The ground was relatively hard
throughout the hermitage — geologically
referred to as 'packed brown sand'1 — and it
is on it, either directly on the floor level or
minimally below it, that the walls and
facings were raised. The only walls to be
given a kind of footing were the ones in the
kitchen (no. 10) and in the oratory (no. 1).
This rock-cut foundation was left sticking
above the floor a dozen plus centimeters.
The sun-dried bricks used in the walls
and facings of the hermitage were of a pale
gray-to-beige color (with a yellowish and
more seldom cream cast), produced from
clay of desert origin. The matrix had a lot
of chaff mixed in. In a few cases, finely
crushed potsherds were also noted. Two
brick sizes have been distinguished. The
bigger bricks (25-27 x 12-14 x 7-8.5 cm)
were used for the lower parts of walls and
facings (fragmentarily preserved), while
the smaller ones (20.5-23 x 10-12 x 6.5-
8.5 cm) were found mostly in the debris
and fill inside the chambers, indicating
their original position in the upper parts of
walls and facings.
The gray and dark gray mud bricks
(25.5-26 x 12-12.5 x 6.5-8 cm) with
sizable chaff content were found solely in

the fill of the chambers and in some of the
smaller features, like thresholds etc., but
never in existing parts of walls.
The third kind of brick, a grayish
variety made of clay of desert origin (24 x
11.5-12 x 7-7.5 m) with some chaff and
crushed pottery, was also found mostly in
the fill.
Baked brick is sporadic, most of the
recorded examples (measuring 22 x 10.5 x
5 cm, 22.5 x 11 x 7.5 cm, 23-24 x 11-12
x 7-8 cm) being single bricks found in the
fill inside the units. The only exception is
the apse and southern pastophory in Room
6, where a sizable number of these bricks
(including the size 23 x 10.5 x 8 cm), as
well as brick fragments, was discovered in
the layers on the floor. These bricks bore
traces of fine gray plaster of clay of desert
origin and very little plant temper. It is
highly probable that this material is the
only surviving evidence of a dismantled
altar mens a.
The stone used in the hermitage was
a local white- and cream-colored conglo-
merate. It took on the form of small and
medium-sized, carelessly dressed chunks.
The principal mortar used in the
hermitage was a pale gray-beige (yellow-
ish) mortar of raw material of desert origin
containing limited quantities of chaff.
Stone and brick were both bonded with it.
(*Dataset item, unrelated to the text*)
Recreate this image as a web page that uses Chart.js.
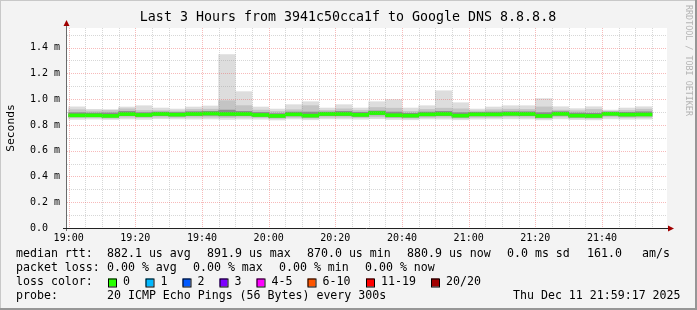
<!DOCTYPE html>
<html lang="en">
<head>
    <meta charset="UTF-8">
    <title>Smokeping - Google DNS</title>
    <script src="https://cdn.jsdelivr.net/npm/chart.js"></script>
    <style>
        body { margin: 0; background: #f3f3f3; }
        #wrap { width: 697px; height: 310px; }
    </style>
</head>
<body>
<div id="wrap"><canvas id="smokeChart" width="697" height="310"></canvas></div>
<script>
    // 5 minute bins (start times), values in ms
    var binTimes = ['19:00','19:05','19:10','19:15','19:20','19:25','19:30','19:35','19:40','19:45','19:50','19:55',
                    '20:00','20:05','20:10','20:15','20:20','20:25','20:30','20:35','20:40','20:45','20:50','20:55',
                    '21:00','21:05','21:10','21:15','21:20','21:25','21:30','21:35','21:40','21:45','21:50'];
    var medianRtt = [0.874,0.874,0.870,0.884,0.877,0.885,0.880,0.885,0.888,0.885,0.885,0.877,
                     0.870,0.882,0.872,0.885,0.885,0.878,0.892,0.875,0.872,0.882,0.885,0.872,
                     0.882,0.882,0.886,0.885,0.870,0.886,0.872,0.870,0.886,0.880,0.881];
    var smokeMax = [0.940,0.921,0.919,0.939,0.949,0.931,0.923,0.939,0.947,1.345,1.058,0.939,
                    0.923,0.957,0.980,0.931,0.957,0.931,0.980,0.996,0.931,0.949,1.065,0.972,
                    0.923,0.939,0.949,0.949,1.004,0.941,0.926,0.941,0.915,0.931,0.941];
    var smokeMin = [0.843,0.845,0.842,0.846,0.843,0.848,0.846,0.845,0.846,0.843,0.845,0.844,
                    0.838,0.846,0.840,0.847,0.846,0.844,0.848,0.842,0.840,0.846,0.845,0.840,
                    0.845,0.846,0.847,0.846,0.839,0.847,0.841,0.839,0.847,0.844,0.845];
    var midHi = [0.918,0.908,0.912,0.925,0.912,0.910,0.908,0.920,0.922,0.988,0.950,0.915,
                 0.905,0.918,0.950,0.912,0.925,0.912,0.935,0.930,0.905,0.920,0.930,0.925,
                 0.908,0.918,0.922,0.920,0.940,0.915,0.910,0.920,0.905,0.912,0.922];
    var midLo = [0.856,0.858,0.852,0.860,0.856,0.860,0.858,0.860,0.860,0.857,0.860,0.856,
                 0.850,0.858,0.852,0.860,0.860,0.856,0.862,0.855,0.852,0.858,0.860,0.852,
                 0.858,0.858,0.862,0.860,0.850,0.862,0.853,0.850,0.862,0.857,0.858];
    var innerHi = [0.895,0.892,0.893,0.905,0.895,0.900,0.896,0.903,0.905,0.915,0.905,0.897,
                   0.888,0.900,0.900,0.900,0.905,0.898,0.908,0.900,0.890,0.900,0.905,0.895,
                   0.898,0.900,0.903,0.902,0.895,0.903,0.892,0.890,0.900,0.898,0.902];
    var innerLo = [0.864,0.866,0.860,0.872,0.866,0.872,0.868,0.872,0.875,0.870,0.872,0.866,
                   0.858,0.870,0.860,0.872,0.872,0.866,0.878,0.862,0.860,0.870,0.872,0.860,
                   0.870,0.870,0.874,0.872,0.858,0.874,0.860,0.858,0.874,0.868,0.870];

    var xTickLabels = ['19:00','19:20','19:40','20:00','20:20','20:40','21:00','21:20','21:40'];
    var yTickValues = [0, 0.2, 0.4, 0.6, 0.8, 1.0, 1.2, 1.4];
    var yTickLabels = ['0.0  ','0.2 m','0.4 m','0.6 m','0.8 m','1.0 m','1.2 m','1.4 m'];

    var lossLabels = ['0','1','2','3','4-5','6-10','11-19','20/20'];
    var lossColors = ['#26ff00','#00b8ff','#0059ff','#7e00ff','#ff00ff','#ff5500','#ff0000','#a10000'];

    // minutes after 19:00
    function toMin(t) {
        var p = t.split(':');
        return (parseInt(p[0]) - 19) * 60 + parseInt(p[1]);
    }
    function band(lo, hi) {
        return binTimes.map(function (t, i) { return { x: toMin(t) + 2.5, y: [lo[i], hi[i]] }; });
    }
    var LINE_HALF = 0.0115; // ~3px median line

    var MONO = '"DejaVu Sans Mono", monospace';

    var rrdPlugin = {
        id: 'rrd',
        beforeDraw: function (chart) {
            var c = chart.ctx, a = chart.chartArea;
            c.save();
            c.fillStyle = '#f3f3f3';
            c.fillRect(0, 0, chart.width, chart.height);
            c.fillStyle = '#ffffff';
            c.fillRect(a.left, a.top, a.right - a.left, a.bottom - a.top);
            c.restore();
        },
        afterDatasetsDraw: function (chart) {
            var c = chart.ctx, a = chart.chartArea;
            var xs = chart.scales.x, ys = chart.scales.y;
            c.save();
            c.lineWidth = 1;
            c.setLineDash([1, 1]);
            // vertical grid every 5 min, red every 20 min
            for (var m = 0; m <= 175; m += 5) {
                var px = Math.round(xs.getPixelForValue(m)) + 0.5;
                c.strokeStyle = (m % 20 === 0) ? 'rgba(235,90,90,0.42)' : 'rgba(150,150,150,0.38)';
                c.beginPath(); c.moveTo(px, a.top); c.lineTo(px, a.bottom); c.stroke();
            }
            for (var k = 1; k <= 15; k++) {
                var py = Math.round(ys.getPixelForValue(k / 10)) + 0.5;
                c.strokeStyle = (k % 2 === 0) ? 'rgba(235,90,90,0.42)' : 'rgba(150,150,150,0.38)';
                c.beginPath(); c.moveTo(a.left, py); c.lineTo(a.right, py); c.stroke();
            }
            c.restore();
        },
        afterDraw: function (chart) {
            var c = chart.ctx, a = chart.chartArea;
            c.save();
            // axes
            c.lineWidth = 1;
            c.strokeStyle = '#6a6a6a';
            c.beginPath();
            c.moveTo(a.left - 0.5, a.bottom + 3); c.lineTo(a.left - 0.5, a.top - 4);
            c.stroke();
            c.strokeStyle = '#222';
            c.beginPath();
            c.moveTo(a.left - 4, a.bottom + 0.5); c.lineTo(a.right + 3, a.bottom + 0.5);
            c.stroke();
            c.fillStyle = '#a00000';
            c.beginPath();
            c.moveTo(a.left - 0.5, a.top - 8); c.lineTo(a.left - 3.5, a.top - 2); c.lineTo(a.left + 2.5, a.top - 2);
            c.closePath(); c.fill();
            c.beginPath();
            c.moveTo(a.right + 7, a.bottom + 0.5); c.lineTo(a.right + 1, a.bottom - 2.5); c.lineTo(a.right + 1, a.bottom + 3.5);
            c.closePath(); c.fill();

            // title
            c.fillStyle = '#000';
            c.textBaseline = 'middle';
            c.textAlign = 'center';
            c.font = '13.3px ' + MONO;
            c.fillText('Last 3 Hours from 3941c50cca1f to Google DNS 8.8.8.8', 348, 18);

            // y title
            c.save();
            c.translate(11, 128);
            c.rotate(-Math.PI / 2);
            c.font = '11.3px ' + MONO;
            c.fillText('Seconds', 0, 0);
            c.restore();

            // watermark
            c.save();
            c.translate(688, 5);
            c.rotate(Math.PI / 2);
            c.textAlign = 'left';
            c.fillStyle = '#b4b4b4';
            c.font = '8.4px ' + MONO;
            c.fillText('RRDTOOL / TOBI OETIKER', 0, 0);
            c.restore();

            // legend
            c.textAlign = 'left';
            c.font = '11.6px ' + MONO;
            var rows = [
                [[16, 'median rtt:'], [107, '882.1 us avg'], [207, '891.9 us max'], [307, '870.0 us min'],
                 [407, '880.9 us now'], [507, '0.0 ms sd'], [587, '161.0'], [642, 'am/s']],
                [[16, 'packet loss:'], [107, '0.00 % avg'], [193, '0.00 % max'], [279, '0.00 % min'], [365, '0.00 % now']],
                [[16, 'loss color:']],
                [[16, 'probe:'], [107, '20 ICMP Echo Pings (56 Bytes) every 300s'], [513, 'Thu Dec 11 21:59:17 2025']]
            ];
            var rowY = [254, 268, 282, 296];
            rows.forEach(function (r, i) {
                r.forEach(function (it) { c.fillText(it[1], it[0], rowY[i]); });
            });
            var boxX = [108, 145.5, 182.5, 219.5, 256.5, 307.5, 366, 431];
            lossLabels.forEach(function (lab, i) {
                c.fillStyle = lossColors[i];
                c.fillRect(boxX[i], 278.5, 8, 8);
                c.strokeStyle = '#000';
                c.strokeRect(boxX[i] + 0.5, 278.5 + 0.5, 8, 8);
                c.fillStyle = '#000';
                c.fillText(lab, boxX[i] + 15, 282);
            });

            // frame shade
            c.fillStyle = '#c8c8c8';
            c.fillRect(0, 0, chart.width, 1);
            c.fillRect(0, 0, 1, chart.height);
            c.fillStyle = '#969696';
            c.fillRect(0, chart.height - 2, chart.width, 2);
            c.fillRect(chart.width - 2, 0, 2, chart.height);
            c.restore();
        }
    };

    var barOpts = { grouped: false, barPercentage: 1, categoryPercentage: 1, borderWidth: 0 };

    var ctx = document.getElementById('smokeChart').getContext('2d');
    var smokeChart = new Chart(ctx, {
        type: 'bar',
        data: {
            datasets: [
                Object.assign({ label: 'median', backgroundColor: '#26ff00',
                    data: band(medianRtt.map(function (v) { return v - LINE_HALF; }),
                               medianRtt.map(function (v) { return v + LINE_HALF; })) }, barOpts),
                Object.assign({ label: 'inner', backgroundColor: '#8c8c8c', data: band(innerLo, innerHi) }, barOpts),
                Object.assign({ label: 'mid', backgroundColor: '#c4c4c4', data: band(midLo, midHi) }, barOpts),
                Object.assign({ label: 'outer', backgroundColor: '#dddddd', data: band(smokeMin, smokeMax) }, barOpts)
            ]
        },
        options: {
            responsive: false,
            animation: false,
            layout: { padding: { top: 28, right: 30, left: 0, bottom: 0 } },
            plugins: { legend: { display: false }, tooltip: { enabled: false } },
            scales: {
                x: {
                    type: 'linear',
                    offset: false,
                    min: -0.5,
                    max: 179.5,
                    grid: { display: false, drawTicks: false, offset: false },
                    border: { display: false },
                    afterFit: function (s) { s.height = 82; },
                    afterBuildTicks: function (s) {
                        s.ticks = xTickLabels.map(function (t) { return { value: toMin(t) }; });
                    },
                    ticks: {
                        autoSkip: false, maxRotation: 0, padding: 4, color: '#000',
                        font: { family: MONO, size: 10 },
                        callback: function (v, i) { return xTickLabels[i]; }
                    }
                },
                y: {
                    min: 0,
                    max: 1.552,
                    grid: { display: false, drawTicks: false },
                    border: { display: false },
                    afterFit: function (s) { s.width = 67; },
                    afterBuildTicks: function (s) {
                        s.ticks = yTickValues.map(function (v) { return { value: v }; });
                    },
                    ticks: {
                        padding: 7, color: '#000',
                        font: { family: MONO, size: 10 },
                        callback: function (v, i) { return yTickLabels[i]; }
                    }
                }
            }
        },
        plugins: [rrdPlugin]
    });
</script>
</body>
</html>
Horizontal joints in brickwork used to be
7-12 mm thick. The only case of the use of
a different mortar (gray mud with chaff)
were the baked bricks from the fill in the
apse and southern pastophory in Room 6.
The different kinds of plaster from the
hermitage testify to the attention given the
internal decoration of the complex. The

1 This is a fairly hard, but easily eroded formation, overlying the much harder, typical Naqlun gebel rock of yellow color,
which comes to the surface in a few of the chambers.